Fidelity National Information Services has historically targeted a big bank clientele, but under a prior management team it wandered from that focus.
Now, CEO Stephanie Ferris and her top leaders have returned to that sweet spot, seeking to double down on cross-selling to the largest banks in the U.S., mainly those with more than $10 billion in assets.
That was the message last week from the chief financial officer of the core technology and payments company when he spoke at an investor conference.
“We're focused on maximizing our growth, which means the number of products we sell to the biggest banks – we’re not going down market to sub-$10 billion-dollar banks,” FIS CFO James Kehoe said at the Wells Fargo payments and fintech symposium last Wednesday.
“Will we still compete in that area, yes. Is it strategic? It's not as a strategic” focus, he said, acknowledging later that serving mid-sized banks is still part of FIS’s mission too.
Under former FIS CEO Gary Norcross, who exited in late 2022, the Jacksonville, Florida-based company drifted from its focus on large financial institutions, as it attempted to swallow a purchase of the merchant services business Worldpay, and began to compete for smaller bank clients.
Ferris, who succeeded Norcross, spent the past three years unwinding that mega $35-billion Worldpay deal done in 2019, and doubling down on banking and payments by buying a card issuer business. Both happened as part of a multi-billion-dollar transaction with Global Payments, furthering the FIS big bank campaign.
“We are only focused on financial institutions, and this is what banks like,” Kehoe contended. “We're not focused on merchant-acquiring. We're focused on making banks successful.”
Recovering from distractions
While there’s overlap between the larger client set serviced by FIS and the smaller financial institutions courted by rivals Fiserv and Jack Henry & Associates, FIS has long catered to the biggest banks, said Wolfe Research analyst Darrin Peller.
FIS became distracted by other initiatives under Norcross, Peller said in an interview Tuesday. “I think they lost track of what they really were, of who they were,” he explained, saying the company’s “differentiated angle” wasn’t as clear at that time.
With a renewed focus on the “large bank category,” the company has “re-accelerated again,” Peller said, citing an increased growth rate for the banking segment.
Last year, FIS’s banking segment revenue grew 6% over 2024 to $7.3 billion, according to its annual filing last month. Revenue for its smaller capital markets segment increased 7% to $3.2 billion.
FIS will keep plugging that big bank angle, with new cross-selling opportunities, thanks to its larger payments business, Kehoe said. Its payments play expanded with the $13.5 billion acquisition of the card issuer business formerly known as TSYS.

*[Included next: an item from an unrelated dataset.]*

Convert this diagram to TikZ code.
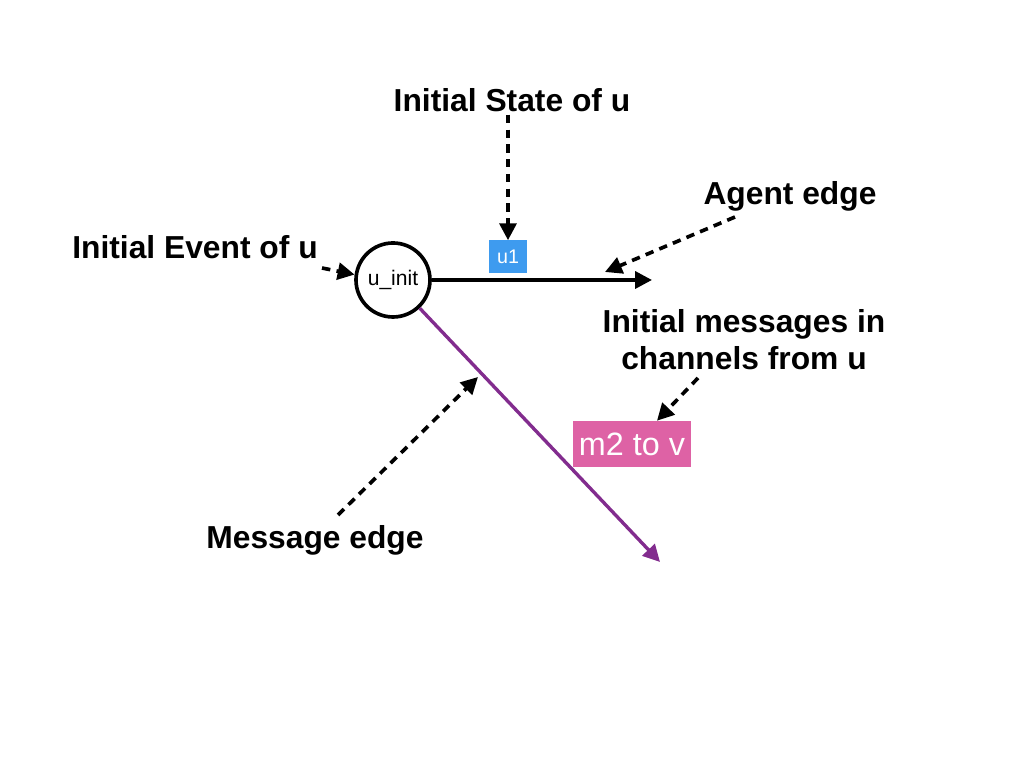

That payments business, which sits within its banking segment, allows FIS to couple credit and debit card processing pitches with its core tech offering to banks.
Payments unit becomes biggest unit
With the completion of the card issuer acquisition in January, the payments business, which also includes network and fraud management services, has become the biggest revenue-generator for the company, Kehoe noted.
He pointed to pro forma financial statements the company released last month showing the payments business would have produced about $5.5 billion in revenue for fiscal year 2025, if it had been part of the company then, while the banking business would have yielded about $4 billion and capital markets $3.3 billion.
The company is turning its sales force’s attention to that payments area. “More and more on payments, we're displacing competition even when we don't have the core,” Kehoe said. “We're going in and targeting specifically our competition on the payments business.”
Kehoe acknowledged competitor Fiserv probably serves more banks, but contends FIS is No. 1 among large bank clients with more than $10 billion in assets, allowing it to better service commercial banks as opposed to retail banks.
“Everything we do, we can do at scale,” Kehoe said. “There's many people who can process a core ledger for a small bank. The more you go [upstream], and the complexities increase, the more you get into commercial banking.”
AI enters the equation
Artificial intelligence should be an “accelerant” for the business, Kehoe said, noting that FIS has some 17,000 tech employees, with many using AI and exploring innovations.
AI has also presented threats to the payment industry with its ability to take on significant data processing mandates. Still, with FIS possessing the data itself, the company has a pivotal advantage over would-be rivals, Kehoe argued.
With big banks already having in-house AI tools, this is one area where FIS may find a niche servicing mid-sized financial institutions.
Mid-sized banks, and maybe regionals, will happily hand that work to FIS if it can help them reduce their back-office operations, he predicted.
“The next step is, build AI and agents into your software to make banks more efficient,” the CFO said.
Correction: This story has been updated to correct the name of the former company known as TSYS.